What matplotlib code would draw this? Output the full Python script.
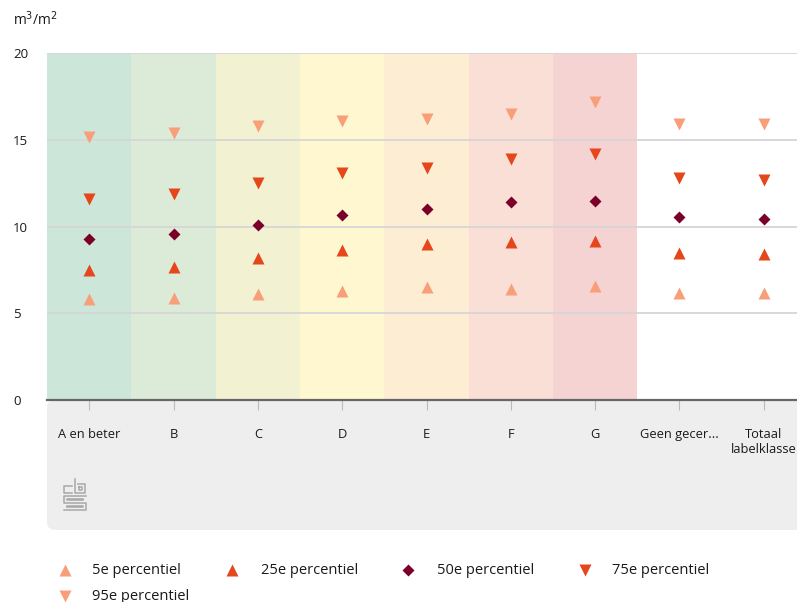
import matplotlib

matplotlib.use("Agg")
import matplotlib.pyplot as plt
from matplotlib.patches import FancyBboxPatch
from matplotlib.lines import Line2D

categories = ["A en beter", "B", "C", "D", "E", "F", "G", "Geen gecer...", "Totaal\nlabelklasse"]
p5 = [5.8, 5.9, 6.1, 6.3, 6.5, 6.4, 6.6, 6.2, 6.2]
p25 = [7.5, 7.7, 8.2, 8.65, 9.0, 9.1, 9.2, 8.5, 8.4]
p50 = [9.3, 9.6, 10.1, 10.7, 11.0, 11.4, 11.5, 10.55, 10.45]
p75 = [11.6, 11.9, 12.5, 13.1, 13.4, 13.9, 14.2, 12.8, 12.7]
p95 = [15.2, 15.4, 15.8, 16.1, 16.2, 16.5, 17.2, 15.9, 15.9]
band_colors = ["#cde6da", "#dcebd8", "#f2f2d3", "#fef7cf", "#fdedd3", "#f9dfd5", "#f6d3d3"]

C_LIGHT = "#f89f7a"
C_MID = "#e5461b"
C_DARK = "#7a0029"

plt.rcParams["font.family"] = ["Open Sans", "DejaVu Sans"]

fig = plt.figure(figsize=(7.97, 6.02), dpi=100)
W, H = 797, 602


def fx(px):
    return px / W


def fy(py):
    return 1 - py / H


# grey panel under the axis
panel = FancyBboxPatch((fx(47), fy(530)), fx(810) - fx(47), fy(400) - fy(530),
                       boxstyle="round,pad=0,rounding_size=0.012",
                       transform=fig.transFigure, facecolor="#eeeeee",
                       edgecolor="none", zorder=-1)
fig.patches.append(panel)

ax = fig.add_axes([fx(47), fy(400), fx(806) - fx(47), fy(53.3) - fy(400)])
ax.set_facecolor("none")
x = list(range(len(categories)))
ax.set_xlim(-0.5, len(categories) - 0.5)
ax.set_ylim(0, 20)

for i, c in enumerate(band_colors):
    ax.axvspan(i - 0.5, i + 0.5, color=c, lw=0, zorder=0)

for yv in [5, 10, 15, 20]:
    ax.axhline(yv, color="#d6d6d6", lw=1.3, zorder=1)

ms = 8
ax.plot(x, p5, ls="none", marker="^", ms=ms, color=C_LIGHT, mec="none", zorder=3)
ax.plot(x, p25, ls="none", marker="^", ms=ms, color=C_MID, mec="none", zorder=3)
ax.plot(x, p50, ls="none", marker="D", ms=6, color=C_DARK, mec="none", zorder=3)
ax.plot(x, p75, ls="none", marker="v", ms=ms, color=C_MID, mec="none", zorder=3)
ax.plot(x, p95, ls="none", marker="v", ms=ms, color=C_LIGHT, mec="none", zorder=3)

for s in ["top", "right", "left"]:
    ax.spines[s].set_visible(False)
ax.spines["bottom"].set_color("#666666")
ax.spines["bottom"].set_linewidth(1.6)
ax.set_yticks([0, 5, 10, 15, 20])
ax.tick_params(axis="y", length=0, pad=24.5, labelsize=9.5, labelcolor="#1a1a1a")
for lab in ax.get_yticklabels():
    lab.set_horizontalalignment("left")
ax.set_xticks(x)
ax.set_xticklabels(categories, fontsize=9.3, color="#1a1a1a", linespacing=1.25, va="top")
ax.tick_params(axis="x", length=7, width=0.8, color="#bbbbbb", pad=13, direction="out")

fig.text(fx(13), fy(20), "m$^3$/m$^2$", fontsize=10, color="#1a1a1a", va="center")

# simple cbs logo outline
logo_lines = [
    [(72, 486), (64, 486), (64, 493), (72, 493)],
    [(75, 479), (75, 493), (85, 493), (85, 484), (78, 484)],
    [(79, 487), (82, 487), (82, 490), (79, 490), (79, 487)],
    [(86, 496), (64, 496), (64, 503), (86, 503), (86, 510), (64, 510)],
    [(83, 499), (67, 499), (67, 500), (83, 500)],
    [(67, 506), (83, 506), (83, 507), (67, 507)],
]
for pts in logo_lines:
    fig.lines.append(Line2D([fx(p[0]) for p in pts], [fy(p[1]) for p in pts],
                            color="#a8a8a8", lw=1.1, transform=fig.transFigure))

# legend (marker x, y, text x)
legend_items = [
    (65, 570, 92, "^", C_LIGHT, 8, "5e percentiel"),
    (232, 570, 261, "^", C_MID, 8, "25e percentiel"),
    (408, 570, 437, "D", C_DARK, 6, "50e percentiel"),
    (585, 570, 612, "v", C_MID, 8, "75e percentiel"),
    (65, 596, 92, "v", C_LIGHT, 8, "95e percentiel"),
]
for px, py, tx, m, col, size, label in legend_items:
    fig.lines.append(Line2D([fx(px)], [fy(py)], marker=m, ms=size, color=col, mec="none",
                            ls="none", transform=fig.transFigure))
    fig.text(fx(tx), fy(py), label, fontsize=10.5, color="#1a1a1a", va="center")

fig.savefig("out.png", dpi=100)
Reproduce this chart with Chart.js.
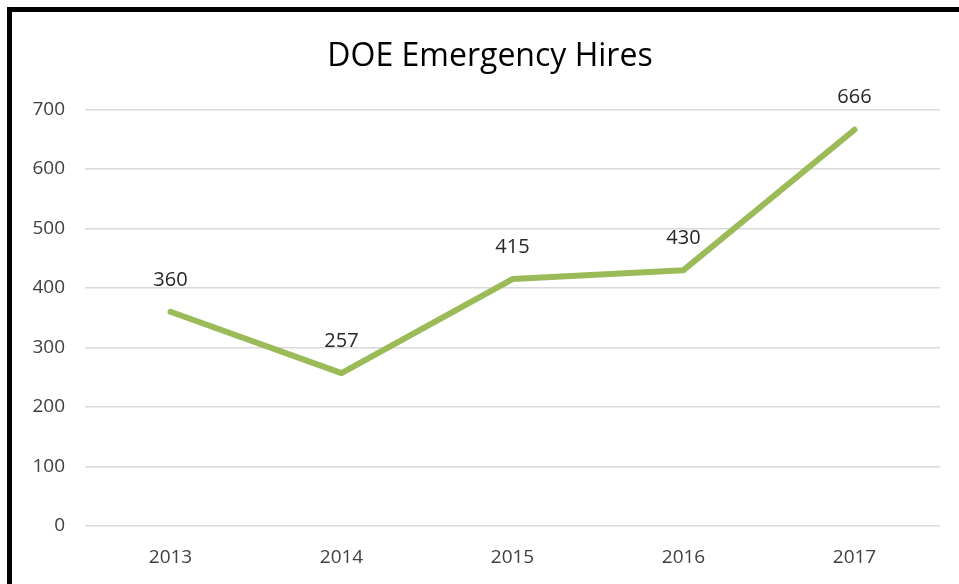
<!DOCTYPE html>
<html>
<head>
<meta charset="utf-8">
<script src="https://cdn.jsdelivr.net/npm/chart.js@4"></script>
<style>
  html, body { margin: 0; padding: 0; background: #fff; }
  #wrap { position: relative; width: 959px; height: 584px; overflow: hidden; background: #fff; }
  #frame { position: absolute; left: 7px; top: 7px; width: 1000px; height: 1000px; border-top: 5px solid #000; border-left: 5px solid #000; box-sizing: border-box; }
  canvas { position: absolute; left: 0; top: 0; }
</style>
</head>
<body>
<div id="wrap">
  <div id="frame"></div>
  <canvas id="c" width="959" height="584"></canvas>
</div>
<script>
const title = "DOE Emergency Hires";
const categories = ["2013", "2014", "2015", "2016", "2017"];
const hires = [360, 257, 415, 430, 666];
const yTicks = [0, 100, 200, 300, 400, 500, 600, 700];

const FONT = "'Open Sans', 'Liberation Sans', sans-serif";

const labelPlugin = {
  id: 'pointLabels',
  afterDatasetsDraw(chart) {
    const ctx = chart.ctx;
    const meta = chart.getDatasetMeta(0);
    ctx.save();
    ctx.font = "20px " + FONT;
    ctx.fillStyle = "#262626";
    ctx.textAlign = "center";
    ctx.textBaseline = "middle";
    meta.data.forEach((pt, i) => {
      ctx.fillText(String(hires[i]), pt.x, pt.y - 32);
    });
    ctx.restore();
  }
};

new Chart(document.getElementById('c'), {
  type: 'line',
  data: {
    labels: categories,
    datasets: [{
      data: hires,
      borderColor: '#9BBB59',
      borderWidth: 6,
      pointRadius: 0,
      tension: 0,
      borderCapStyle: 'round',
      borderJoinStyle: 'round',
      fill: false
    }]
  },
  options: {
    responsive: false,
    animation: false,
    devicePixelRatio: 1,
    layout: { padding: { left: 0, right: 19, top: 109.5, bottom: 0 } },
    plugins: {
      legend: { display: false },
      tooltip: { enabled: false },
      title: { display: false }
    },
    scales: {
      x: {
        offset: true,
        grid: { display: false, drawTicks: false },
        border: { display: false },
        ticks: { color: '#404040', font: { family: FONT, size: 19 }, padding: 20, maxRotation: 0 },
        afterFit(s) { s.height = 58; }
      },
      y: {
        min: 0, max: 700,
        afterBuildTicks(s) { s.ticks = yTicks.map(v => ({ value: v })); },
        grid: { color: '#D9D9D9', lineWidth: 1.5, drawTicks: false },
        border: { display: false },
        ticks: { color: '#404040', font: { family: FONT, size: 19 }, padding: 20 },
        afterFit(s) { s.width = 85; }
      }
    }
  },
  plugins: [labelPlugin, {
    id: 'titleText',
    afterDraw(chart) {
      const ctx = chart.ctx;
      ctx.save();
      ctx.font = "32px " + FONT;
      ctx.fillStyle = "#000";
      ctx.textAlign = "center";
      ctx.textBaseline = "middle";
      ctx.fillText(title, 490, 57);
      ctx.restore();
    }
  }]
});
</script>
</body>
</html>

__STATED EXERCISE__. Up to and including the line with "return 1 - py / H", copy the data above from its first line. Skip pictures.

__ANSWER TO THE TASK__.
What matplotlib code would draw this? Output the full Python script.
import matplotlib

matplotlib.use("Agg")
import matplotlib.pyplot as plt
from matplotlib.patches import FancyBboxPatch
from matplotlib.lines import Line2D

categories = ["A en beter", "B", "C", "D", "E", "F", "G", "Geen gecer...", "Totaal\nlabelklasse"]
p5 = [5.8, 5.9, 6.1, 6.3, 6.5, 6.4, 6.6, 6.2, 6.2]
p25 = [7.5, 7.7, 8.2, 8.65, 9.0, 9.1, 9.2, 8.5, 8.4]
p50 = [9.3, 9.6, 10.1, 10.7, 11.0, 11.4, 11.5, 10.55, 10.45]
p75 = [11.6, 11.9, 12.5, 13.1, 13.4, 13.9, 14.2, 12.8, 12.7]
p95 = [15.2, 15.4, 15.8, 16.1, 16.2, 16.5, 17.2, 15.9, 15.9]
band_colors = ["#cde6da", "#dcebd8", "#f2f2d3", "#fef7cf", "#fdedd3", "#f9dfd5", "#f6d3d3"]

C_LIGHT = "#f89f7a"
C_MID = "#e5461b"
C_DARK = "#7a0029"

plt.rcParams["font.family"] = ["Open Sans", "DejaVu Sans"]

fig = plt.figure(figsize=(7.97, 6.02), dpi=100)
W, H = 797, 602


def fx(px):
    return px / W


def fy(py):
    return 1 - py / H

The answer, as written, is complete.